(Stated problem):
Retype the data that follows line by line, exactly, and leave its pictures out.

(Given data):
· · · · ·

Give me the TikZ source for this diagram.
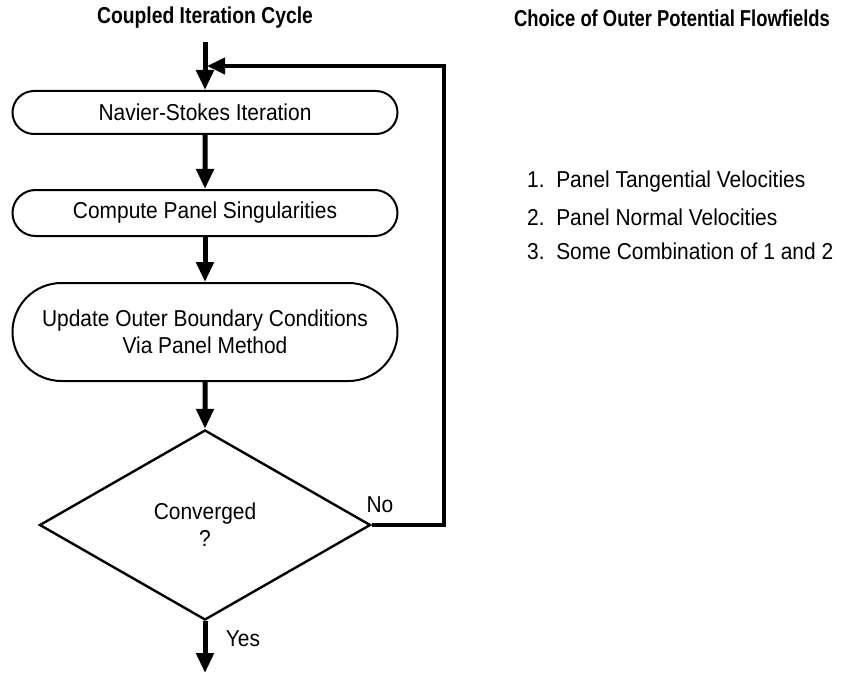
\documentclass[tikz,border=0pt]{standalone}
\usepackage{fontspec}
\setmainfont{Liberation Sans}[FakeStretch=0.91]
\newfontfamily\titlefont[FakeStretch=0.84]{Liberation Sans Bold}
\newfontfamily\titlefontb[FakeStretch=0.80]{Liberation Sans Bold}
\usetikzlibrary{shapes.misc,shapes.geometric,arrows.meta}
\tikzset{
  stadium/.style={draw, rounded rectangle, line width=2pt, minimum width=385pt, inner sep=0pt, align=center, font=\fontsize{23}{27}\selectfont},
  decision/.style={draw, diamond, line width=2.4pt, minimum width=331pt, minimum height=190pt, inner sep=0pt, align=center, font=\fontsize{23}{27}\selectfont},
  flow/.style={line width=5pt, -{Triangle[length=20pt,width=17pt]}},
  loop/.style={line width=4pt, line join=miter, -{Triangle[length=18pt,width=16pt]}},
  heading/.style={font=\titlefont\fontsize{23}{25}\selectfont},
  headingb/.style={font=\titlefontb\fontsize{23}{25}\selectfont},
  txt/.style={font=\fontsize{23}{27}\selectfont, inner sep=0pt},
}
\begin{document}
\begin{tikzpicture}[x=1pt,y=-1pt]
\useasboundingbox (0,0) rectangle (851,674);
\node[heading] (t1) at (205,18) {Coupled Iteration Cycle};
\node[headingb] (t2) at (672,18) {Choice of Outer Potential Flowfields};

\coordinate (start) at (205,42);
\node[stadium, minimum height=43pt] (n1) at (205,112.5) {\raisebox{-4pt}{Navier-Stokes Iteration}};
\node[stadium, minimum height=46pt] (n2) at (205,213) {Compute Panel Singularities};
\node[stadium, minimum height=98pt] (n3) at (205,332) {Update Outer Boundary Conditions\\Via Panel Method};
\node[decision] (d) at (205,525) {Converged\\?};
\coordinate (endyes) at (205,673);
\coordinate (corner) at (444,525);
\coordinate (loopend) at (207,66);

\draw[flow] (start) -- (n1.north);
\draw[flow] (n1) -- (n2);
\draw[flow] (n2) -- (n3);
\draw[flow] (n3) -- (d.north);
\draw[flow] (d.south) -- (endyes);
\draw[loop] (d.east) -- (corner) |- (loopend);

\node[txt] (no) at (380,505) {No};
\node[txt] (yes) at (243,639) {Yes};

\node[txt, anchor=west] (l1) at (527,182) {1.\ \ Panel Tangential Velocities};
\node[txt, anchor=west] (l2) at (527,217) {2.\ \ Panel Normal Velocities};
\node[txt, anchor=west] (l3) at (527,251) {3.\ \ Some Combination of 1 and 2};
\end{tikzpicture}
\end{document}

· · · · ·

(Task answer):
Give me the TikZ source for this diagram.
\documentclass[tikz,border=0pt]{standalone}
\usepackage{fontspec}
\setmainfont{Liberation Sans}[FakeStretch=0.91]
\newfontfamily\titlefont[FakeStretch=0.84]{Liberation Sans Bold}
\newfontfamily\titlefontb[FakeStretch=0.80]{Liberation Sans Bold}
\usetikzlibrary{shapes.misc,shapes.geometric,arrows.meta}
\tikzset{
  stadium/.style={draw, rounded rectangle, line width=2pt, minimum width=385pt, inner sep=0pt, align=center, font=\fontsize{23}{27}\selectfont},
  decision/.style={draw, diamond, line width=2.4pt, minimum width=331pt, minimum height=190pt, inner sep=0pt, align=center, font=\fontsize{23}{27}\selectfont},
  flow/.style={line width=5pt, -{Triangle[length=20pt,width=17pt]}},
  loop/.style={line width=4pt, line join=miter, -{Triangle[length=18pt,width=16pt]}},
  heading/.style={font=\titlefont\fontsize{23}{25}\selectfont},
  headingb/.style={font=\titlefontb\fontsize{23}{25}\selectfont},
  txt/.style={font=\fontsize{23}{27}\selectfont, inner sep=0pt},
}
\begin{document}
\begin{tikzpicture}[x=1pt,y=-1pt]
\useasboundingbox (0,0) rectangle (851,674);
\node[heading] (t1) at (205,18) {Coupled Iteration Cycle};
\node[headingb] (t2) at (672,18) {Choice of Outer Potential Flowfields};

\coordinate (start) at (205,42);
\node[stadium, minimum height=43pt] (n1) at (205,112.5) {\raisebox{-4pt}{Navier-Stokes Iteration}};
\node[stadium, minimum height=46pt] (n2) at (205,213) {Compute Panel Singularities};
\node[stadium, minimum height=98pt] (n3) at (205,332) {Update Outer Boundary Conditions\\Via Panel Method};
\node[decision] (d) at (205,525) {Converged\\?};
\coordinate (endyes) at (205,673);
\coordinate (corner) at (444,525);
\coordinate (loopend) at (207,66);

\draw[flow] (start) -- (n1.north);
\draw[flow] (n1) -- (n2);
\draw[flow] (n2) -- (n3);
\draw[flow] (n3) -- (d.north);
\draw[flow] (d.south) -- (endyes);
\draw[loop] (d.east) -- (corner) |- (loopend);

\node[txt] (no) at (380,505) {No};
\node[txt] (yes) at (243,639) {Yes};

\node[txt, anchor=west] (l1) at (527,182) {1.\ \ Panel Tangential Velocities};
\node[txt, anchor=west] (l2) at (527,217) {2.\ \ Panel Normal Velocities};
\node[txt, anchor=west] (l3) at (527,251) {3.\ \ Some Combination of 1 and 2};
\end{tikzpicture}
\end{document}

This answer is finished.